- Required task
Give every line of the data again, unchanged, but with no pictures.

- Source excerpt
------------------------------------

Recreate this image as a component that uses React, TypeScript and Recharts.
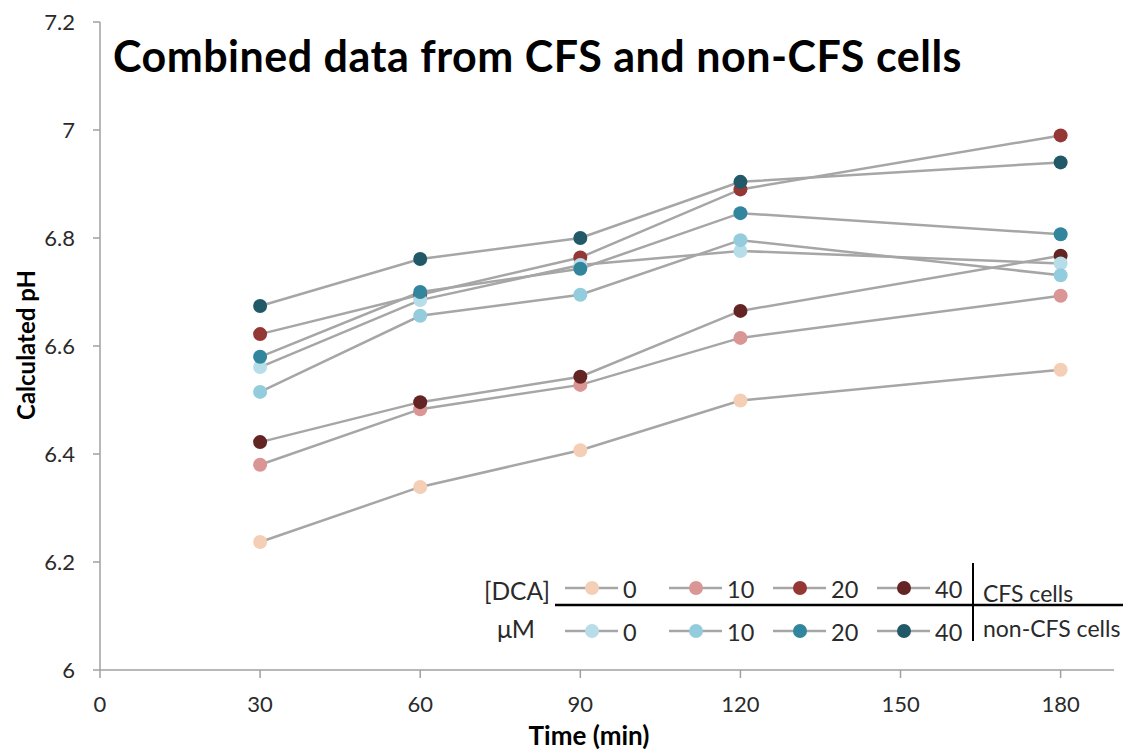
import React from "react";
import { LineChart, Line, XAxis, YAxis } from "recharts";

const times = [30, 60, 90, 120, 180];
const xTicks = [0, 30, 60, 90, 120, 150, 180];
const yTicks = [6, 6.2, 6.4, 6.6, 6.8, 7, 7.2];
const doses = ["0", "10", "20", "40"];

const cfs0 = [6.237, 6.339, 6.407, 6.499, 6.556];
const cfs10 = [6.38, 6.483, 6.528, 6.615, 6.693];
const cfs20 = [6.622, 6.695, 6.764, 6.89, 6.99];
const cfs40 = [6.422, 6.496, 6.543, 6.665, 6.767];
const non0 = [6.561, 6.685, 6.75, 6.776, 6.753];
const non10 = [6.515, 6.656, 6.695, 6.796, 6.731];
const non20 = [6.58, 6.7, 6.743, 6.846, 6.807];
const non40 = [6.674, 6.761, 6.8, 6.904, 6.94];

const cfsColors = ["#f4cfb5", "#d99694", "#953735", "#632523"];
const nonColors = ["#b7dee8", "#93cddd", "#31859c", "#215968"];

const series = [
  { key: "cfs0", values: cfs0, color: cfsColors[0] },
  { key: "cfs10", values: cfs10, color: cfsColors[1] },
  { key: "cfs20", values: cfs20, color: cfsColors[2] },
  { key: "cfs40", values: cfs40, color: cfsColors[3] },
  { key: "non0", values: non0, color: nonColors[0] },
  { key: "non10", values: non10, color: nonColors[1] },
  { key: "non20", values: non20, color: nonColors[2] },
  { key: "non40", values: non40, color: nonColors[3] },
];

const data = times.map((t, i) => {
  const row: any = { t };
  series.forEach((s) => (row[s.key] = s.values[i]));
  return row;
});

const W = 1136;
const H = 751;
const FONT = "Lato, 'Open Sans', sans-serif";
const LINE_GREY = "#a6a6a6";
const AXIS_GREY = "#a0a0a0";
const TXT = "#2a2a2a";

function LegendOverlay() {
  const rowY = [588, 631];
  const fs = 23.5;
  return (
    <svg width={W} height={H} style={{ position: "absolute", left: 0, top: 0, pointerEvents: "none" }}>
      <text x={517} y={rowY[0] + 2} textAnchor="middle" dominantBaseline="central" fontFamily={FONT} fontSize={24.5} fill={TXT}>[DCA]</text>
      <text x={516} y={rowY[1] - 3} textAnchor="middle" dominantBaseline="central" fontFamily={FONT} fontSize={25} fill={TXT}>μM</text>
      <line x1={555} x2={1123} y1={605} y2={605} stroke="#000" strokeWidth={2.5} />
      <line x1={973} x2={973} y1={563} y2={641} stroke="#000" strokeWidth={2} />
      {[cfsColors, nonColors].map((cols, r) =>
        doses.map((d, i) => {
          const cx = 592 + 104 * i;
          return (
            <g key={`${r}-${i}`}>
              <line x1={cx - 27} x2={cx + 26} y1={rowY[r]} y2={rowY[r]} stroke={LINE_GREY} strokeWidth={2.5} />
              <circle cx={cx} cy={rowY[r]} r={7} fill={cols[i]} />
              <text x={cx + 31} y={rowY[r] + 1} dominantBaseline="central" fontFamily={FONT} fontSize={fs} fill={TXT}>{d}</text>
            </g>
          );
        })
      )}
      <text x={983} y={593} dominantBaseline="central" fontFamily={FONT} fontSize={23} fill={TXT}>CFS cells</text>
      <text x={983} y={628} dominantBaseline="central" fontFamily={FONT} fontSize={23} fill={TXT}>non-CFS cells</text>
    </svg>
  );
}

export default function App() {
  return (
    <div style={{ position: "absolute", left: 0, top: 0, width: W, height: H, background: "#fff" }}>
      <LineChart width={W} height={H} data={data} margin={{ top: 22, right: 22, left: 40, bottom: 31 }}>
        <XAxis
          dataKey="t"
          type="number"
          domain={[0, 190]}
          ticks={xTicks}
          interval={0}
          stroke={AXIS_GREY}
          strokeWidth={1.5}
          tickSize={8}
          tickMargin={18}
          height={50}
          tick={{ fill: TXT, fontSize: 22, fontFamily: FONT }}
        />
        <YAxis
          type="number"
          domain={[6, 7.2]}
          ticks={yTicks}
          interval={0}
          width={60}
          stroke={AXIS_GREY}
          strokeWidth={1.5}
          tickSize={7}
          tickMargin={18}
          tick={{ fill: TXT, fontSize: 22, fontFamily: FONT }}
        />
        {series.map((s) => (
          <Line
            key={s.key}
            dataKey={s.key}
            stroke={LINE_GREY}
            strokeWidth={2.5}
            isAnimationActive={false}
            dot={{ r: 7, fill: s.color, stroke: "none", strokeWidth: 0 }}
            activeDot={false}
          />
        ))}
        <text x={113} y={72} fontFamily={FONT} fontSize={43} fontWeight={700} letterSpacing={0.5} fill="#000">
          Combined data from CFS and non-CFS cells
        </text>
        <text x={589} y={735} textAnchor="middle" dominantBaseline="central" fontFamily={FONT} fontSize={26} fontWeight={700} fill="#000">
          Time (min)
        </text>
        <text x={25} y={345} textAnchor="middle" dominantBaseline="central" transform="rotate(-90, 25, 345)" fontFamily={FONT} fontSize={24} fontWeight={700} fill="#000">
          Calculated pH
        </text>
      </LineChart>
      <LegendOverlay />
    </div>
  );
}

------------------------------------

- Output
Recreate this image as a component that uses React, TypeScript and Recharts.
import React from "react";
import { LineChart, Line, XAxis, YAxis } from "recharts";

const times = [30, 60, 90, 120, 180];
const xTicks = [0, 30, 60, 90, 120, 150, 180];
const yTicks = [6, 6.2, 6.4, 6.6, 6.8, 7, 7.2];
const doses = ["0", "10", "20", "40"];

const cfs0 = [6.237, 6.339, 6.407, 6.499, 6.556];
const cfs10 = [6.38, 6.483, 6.528, 6.615, 6.693];
const cfs20 = [6.622, 6.695, 6.764, 6.89, 6.99];
const cfs40 = [6.422, 6.496, 6.543, 6.665, 6.767];
const non0 = [6.561, 6.685, 6.75, 6.776, 6.753];
const non10 = [6.515, 6.656, 6.695, 6.796, 6.731];
const non20 = [6.58, 6.7, 6.743, 6.846, 6.807];
const non40 = [6.674, 6.761, 6.8, 6.904, 6.94];

const cfsColors = ["#f4cfb5", "#d99694", "#953735", "#632523"];
const nonColors = ["#b7dee8", "#93cddd", "#31859c", "#215968"];

const series = [
  { key: "cfs0", values: cfs0, color: cfsColors[0] },
  { key: "cfs10", values: cfs10, color: cfsColors[1] },
  { key: "cfs20", values: cfs20, color: cfsColors[2] },
  { key: "cfs40", values: cfs40, color: cfsColors[3] },
  { key: "non0", values: non0, color: nonColors[0] },
  { key: "non10", values: non10, color: nonColors[1] },
  { key: "non20", values: non20, color: nonColors[2] },
  { key: "non40", values: non40, color: nonColors[3] },
];

const data = times.map((t, i) => {
  const row: any = { t };
  series.forEach((s) => (row[s.key] = s.values[i]));
  return row;
});

const W = 1136;
const H = 751;
const FONT = "Lato, 'Open Sans', sans-serif";
const LINE_GREY = "#a6a6a6";
const AXIS_GREY = "#a0a0a0";
const TXT = "#2a2a2a";

function LegendOverlay() {
  const rowY = [588, 631];
  const fs = 23.5;
  return (
    <svg width={W} height={H} style={{ position: "absolute", left: 0, top: 0, pointerEvents: "none" }}>
      <text x={517} y={rowY[0] + 2} textAnchor="middle" dominantBaseline="central" fontFamily={FONT} fontSize={24.5} fill={TXT}>[DCA]</text>
      <text x={516} y={rowY[1] - 3} textAnchor="middle" dominantBaseline="central" fontFamily={FONT} fontSize={25} fill={TXT}>μM</text>
      <line x1={555} x2={1123} y1={605} y2={605} stroke="#000" strokeWidth={2.5} />
      <line x1={973} x2={973} y1={563} y2={641} stroke="#000" strokeWidth={2} />
      {[cfsColors, nonColors].map((cols, r) =>
        doses.map((d, i) => {
          const cx = 592 + 104 * i;
          return (
            <g key={`${r}-${i}`}>
              <line x1={cx - 27} x2={cx + 26} y1={rowY[r]} y2={rowY[r]} stroke={LINE_GREY} strokeWidth={2.5} />
              <circle cx={cx} cy={rowY[r]} r={7} fill={cols[i]} />
              <text x={cx + 31} y={rowY[r] + 1} dominantBaseline="central" fontFamily={FONT} fontSize={fs} fill={TXT}>{d}</text>
            </g>
          );
        })
      )}
      <text x={983} y={593} dominantBaseline="central" fontFamily={FONT} fontSize={23} fill={TXT}>CFS cells</text>
      <text x={983} y={628} dominantBaseline="central" fontFamily={FONT} fontSize={23} fill={TXT}>non-CFS cells</text>
    </svg>
  );
}

export default function App() {
  return (
    <div style={{ position: "absolute", left: 0, top: 0, width: W, height: H, background: "#fff" }}>
      <LineChart width={W} height={H} data={data} margin={{ top: 22, right: 22, left: 40, bottom: 31 }}>
        <XAxis
          dataKey="t"
          type="number"
          domain={[0, 190]}
          ticks={xTicks}
          interval={0}
          stroke={AXIS_GREY}
          strokeWidth={1.5}
          tickSize={8}
          tickMargin={18}
          height={50}
          tick={{ fill: TXT, fontSize: 22, fontFamily: FONT }}
        />
        <YAxis
          type="number"
          domain={[6, 7.2]}
          ticks={yTicks}
          interval={0}
          width={60}
          stroke={AXIS_GREY}
          strokeWidth={1.5}
          tickSize={7}
          tickMargin={18}
          tick={{ fill: TXT, fontSize: 22, fontFamily: FONT }}
        />
        {series.map((s) => (
          <Line
            key={s.key}
            dataKey={s.key}
            stroke={LINE_GREY}
            strokeWidth={2.5}
            isAnimationActive={false}
            dot={{ r: 7, fill: s.color, stroke: "none", strokeWidth: 0 }}
            activeDot={false}
          />
        ))}
        <text x={113} y={72} fontFamily={FONT} fontSize={43} fontWeight={700} letterSpacing={0.5} fill="#000">
          Combined data from CFS and non-CFS cells
        </text>
        <text x={589} y={735} textAnchor="middle" dominantBaseline="central" fontFamily={FONT} fontSize={26} fontWeight={700} fill="#000">
          Time (min)
        </text>
        <text x={25} y={345} textAnchor="middle" dominantBaseline="central" transform="rotate(-90, 25, 345)" fontFamily={FONT} fontSize={24} fontWeight={700} fill="#000">
          Calculated pH
        </text>
      </LineChart>
      <LegendOverlay />
    </div>
  );
}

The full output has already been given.